# Sound temporarily cuts out while playing at high volumes



## rabbit (Nov 20, 2014)

When I play music at high volumes, the sound cuts off (gets completely silent) for a little under half a second and then resumes playing. This happens randomly but at least once within a 10 minute window but only when the volume is really high.

First I thought it was the factory amp in my E39 BMW not being able to power the speakers (JL components and coaxials) so I changed out the amp to a Rockford Fosgate pushing out 75 watts RMS x 4 and its still happening. The head unit is a Clarion VX404 multimedia deck. I got a new Bosch platinum battery and my lights aren't dimming so the power is all there, or so it seems. 

What causes the sudden silence when playing loud music?


----------



## Jepalan (Jun 27, 2013)

Typically it is caused by an amp going into protection mode. Which in turn is caused by improperly set amp gains.

Are any of the LEDs on any of your amps changing state or color when the music drops out?


----------



## syc0path (Jan 23, 2013)

Could also be a power wire that's too small, a weak ground,a bad connection somewhere, etc. It could even be too much voltage -- if the voltage regulator in the alt is going out, the amp might be seeing spikes of 16V+.

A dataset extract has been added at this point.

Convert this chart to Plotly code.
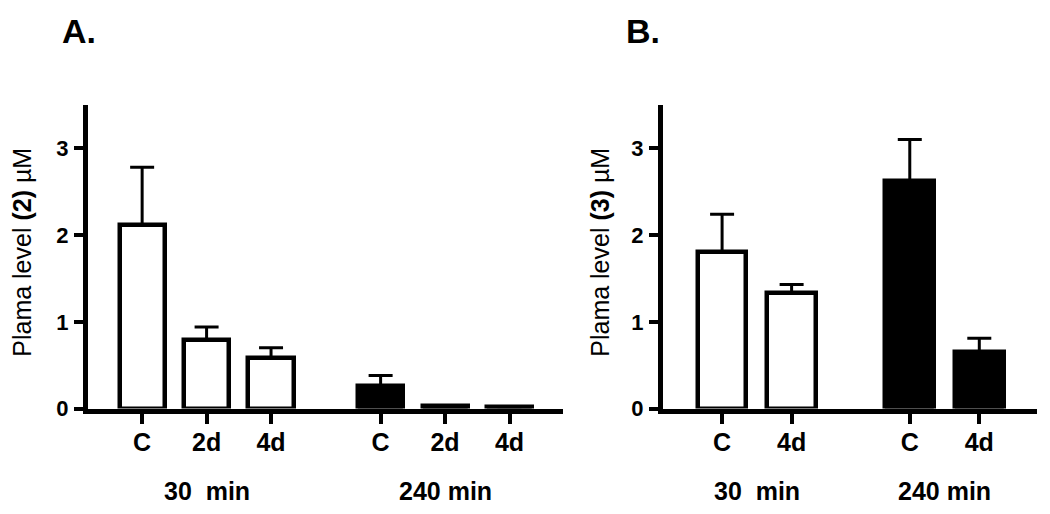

Connect a multimeter directly to the amp's battery and ground terminals and play the music loud. Watch to see exactly what voltage the amp is getting when it cuts out.


----------



## rabbit (Nov 20, 2014)

My amp gains Are set lower than halfway. I haven't checked to see if any leds Are blinking yet. Could it be the alternator?


----------



## upgrayedd (Apr 19, 2011)

check your battery terminal. Not sure about e39 but e46 have various issues at the positive battery terminal


----------



## rabbit (Nov 20, 2014)

Battery terminals Are good and clean. Is there a list of error icons for clarion products because whenever it glitches, this icon pops up for a quick millisecond. I'll try to record it and post a pic or video of it soon


----------



## rabbit (Nov 20, 2014)

Here's a short clip of it https://www.youtube.com/watch?v=tezNgi4X1ps
It happens at about 4 seconds in. Sorry video is shaky because I was driving late at night. Didnt wanna wake the neighbors. Looks like a speaker with a red X appears really fast when it happens also..


----------



## Jepalan (Jun 27, 2013)

The head unit is muting the output because it doesn't like something about the load. 
Check all connections at back of the headunit. 
Check all connections between headunit & amps. 
Could also be a bad ground or a voltage drop issue as previously mentioned.


----------



## kyheng (Jan 31, 2007)

Get a multimeter, start measuring voltage on battery, engine running then at the amps.


----------



## captainobvious (Mar 11, 2006)

rabbit said:


> When I play music at high volumes, the sound cuts off (gets completely silent) for a little under half a second and then resumes playing. This happens randomly but at least once within a 10 minute window but only when the volume is really high.
> 
> First I thought it was the factory amp in my E39 BMW not being able to power the speakers (JL components and coaxials) so I changed out the amp to a Rockford Fosgate pushing out 75 watts RMS x 4 and its still happening. The head unit is a Clarion VX404 multimedia deck. I got a new Bosch platinum battery and my lights aren't dimming so the power is all there, or so it seems.
> 
> What causes the sudden silence when playing loud music?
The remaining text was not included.